The main characters are based on real people

First off, "Mindhunter" is based on the New York Times bestselling book "Mindhunter: Inside the FBI's Elite Serial Crime Unit" by John E. Douglas and co-author Mark Olshaker. Douglas, as noted by Cosmopolitan, served as the inspiration for the Holden Ford character, and just like his fictional equivalent, he worked as a hostage negotiator for the FBI — among other roles — before he started the agency's Behavioral Science Unit, or BSU. Part of his role as one of the FBI's very first criminal profilers was to see what made serial killers tick, with the hope that such knowledge could be used in solving deadly crimes going forward.

The other main characters are also based on real people; Bill Tench (pictured above) was inspired by FBI agent Robert Ressler, whose name should also be familiar to true-crime aficionados — he was, after all, credited for popularizing the term "serial killer." According to Psychology Today, Ressler and Douglas, along with other BSU agents, interviewed 36 serial killers between 1976 and 1979, though we shall get that particular aspect of "Mindhunter" in a little bit.

Wendy Carr also has a real-life equivalent in Boston College professor Dr. Ann Wolbert Burgess, who did work closely with Douglas and Ressler. However, "Mindhunter" made Carr rather distinct from the person who inspired her, particularly in terms of the character's sexuality. Similarly, Ford's Season 1 girlfriend Debbie Mitford (Hannah Gross) was a character specifically created for the series; per the Philadelphia Inquirer, Douglas was actually a married dad during the time period covered by "Mindhunter." And speaking of kids, there's no evidence that Ressler's son Aaron was anywhere as creepy as Tench's little boy Brian, as pointed out by Vulture.

Several real-life serial killers were portrayed on Mindhunter

Per Cosmopolitan, Season 1 alone of "Mindhunter" featured several serial killers and mass murderers, including Ed Kemper (played by Cameron Britton, pictured above), Jerry Brudos, Richard Speck, and Montie Rissell, all of whom were interviewed by John E. Douglas in real life. And while suspected pedophile Roger Wade, a school principal who appears in the eighth episode of Season 1, was a character mainly created for the show, Jonathan Groff told IndieWire that Wade was inspired by an actual Texas schoolteacher whose case Douglas was personally interested in.

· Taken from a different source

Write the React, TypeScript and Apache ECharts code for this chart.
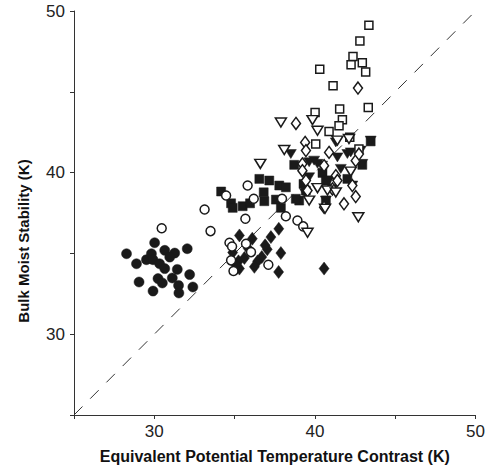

Season 2 offers more of the same as it primarily focuses on the Atlanta Child Murders, where Wayne Williams was suspected of killing anywhere between 20 and 30 young boys and girls between 1979 and 1981. Other 1970s serial killers, including David "Son of Sam" Berkowitz and Elmer Wayne Henley, were likewise portrayed on the show's 2nd season, as was Charles Manson, whose actor, Damon Herriman, also played the mass murderer in Quentin Tarantino's 2019 film "Once Upon a Time... in Hollywood," per Vulture.

Then you've got Dennis "BTK" Rader, who appears at various points of Seasons 1 and 2 of "Mindhunter." Given that the real BTK was only captured in 2005, some 25 years after the events of the show's second season, it's possible that he was meant to be the series' equivalent of a final boss. Due to all the uncertainty regarding the series' future, we doubt we'll ever see Rader's arrest play out on "Mindhunter," but for what it's worth, Tench is shown in Season 2, Episode 2 interviewing Kevin Bright, whose sister, Kathryn, was one of Rader's first victims.